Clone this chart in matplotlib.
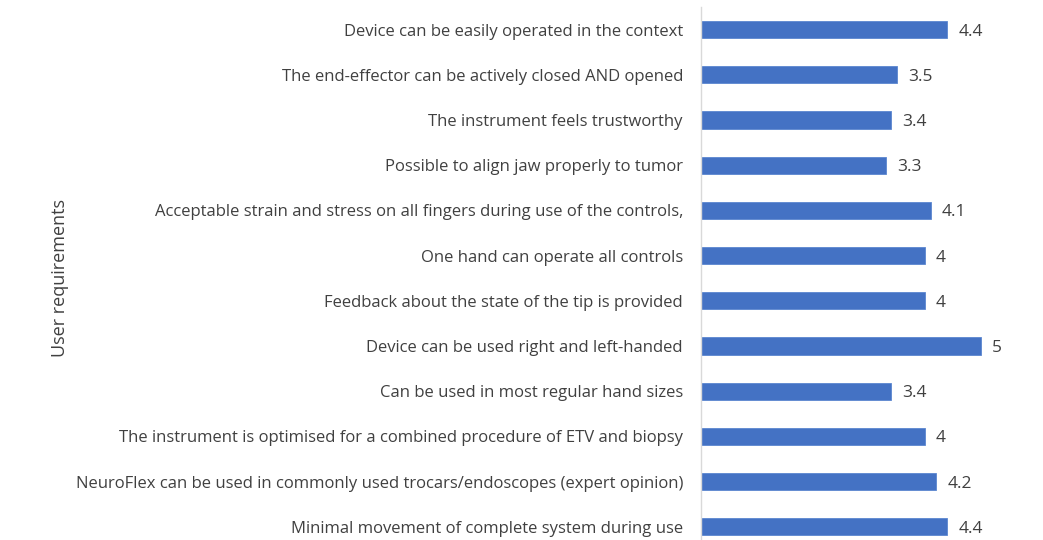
import matplotlib.pyplot as plt

requirements = [
    "Device can be easily operated in the context",
    "The end-effector can be actively closed AND opened",
    "The instrument feels trustworthy",
    "Possible to align jaw properly to tumor",
    "Acceptable strain and stress on all fingers during use of the controls,",
    "One hand can operate all controls",
    "Feedback about the state of the tip is provided",
    "Device can be used right and left-handed",
    "Can be used in most regular hand sizes",
    "The instrument is optimised for a combined procedure of ETV and biopsy",
    "NeuroFlex can be used in commonly used trocars/endoscopes (expert opinion)",
    "Minimal movement of complete system during use",
]
scores = [4.4, 3.5, 3.4, 3.3, 4.1, 4, 4, 5, 3.4, 4, 4.2, 4.4]
score_labels = ["4.4", "3.5", "3.4", "3.3", "4.1", "4", "4", "5", "3.4", "4", "4.2", "4.4"]

plt.rcParams['font.family'] = ['Open Sans', 'DejaVu Sans']
text_col = '#404040'

fig = plt.figure(figsize=(10.43, 5.4), dpi=100)
ax = fig.add_axes([701 / 1043, 0, 329 / 1043, 533 / 540])

pos = list(range(len(requirements)))
ax.barh(pos, scores, height=0.38, color='#4472C4', edgecolor='#5b86d0', linewidth=0.6)

for p, s, lab in zip(pos, scores, score_labels):
    ax.annotate(lab, (s, p), xytext=(8, 0), textcoords='offset points',
                va='center_baseline', ha='left', fontsize=12.5, color=text_col)

ax.set_xlim(0, 329 / 56)
ax.set_ylim(11.29, -0.5)
ax.set_yticks(pos)
ax.set_yticklabels(requirements, fontsize=12, color=text_col)
ax.tick_params(axis='y', length=0, pad=13)
ax.set_xticks([])
for side in ['top', 'right', 'bottom']:
    ax.spines[side].set_visible(False)
ax.spines['left'].set_color('#d9d9d9')
ax.spines['left'].set_linewidth(1)

fig.text(60 / 1043, 1 - 278 / 540, "User requirements", rotation=90,
         ha='center', va='center', fontsize=13, color=text_col)

fig.savefig('out.png', dpi=100)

*Problem to work on*:
Leave out the pictures and restate, word for word, the lines from the top of the data through the line containing "import matplotlib.pyplot as plt", both included.

*Output below*:
Clone this chart in matplotlib.
import matplotlib.pyplot as plt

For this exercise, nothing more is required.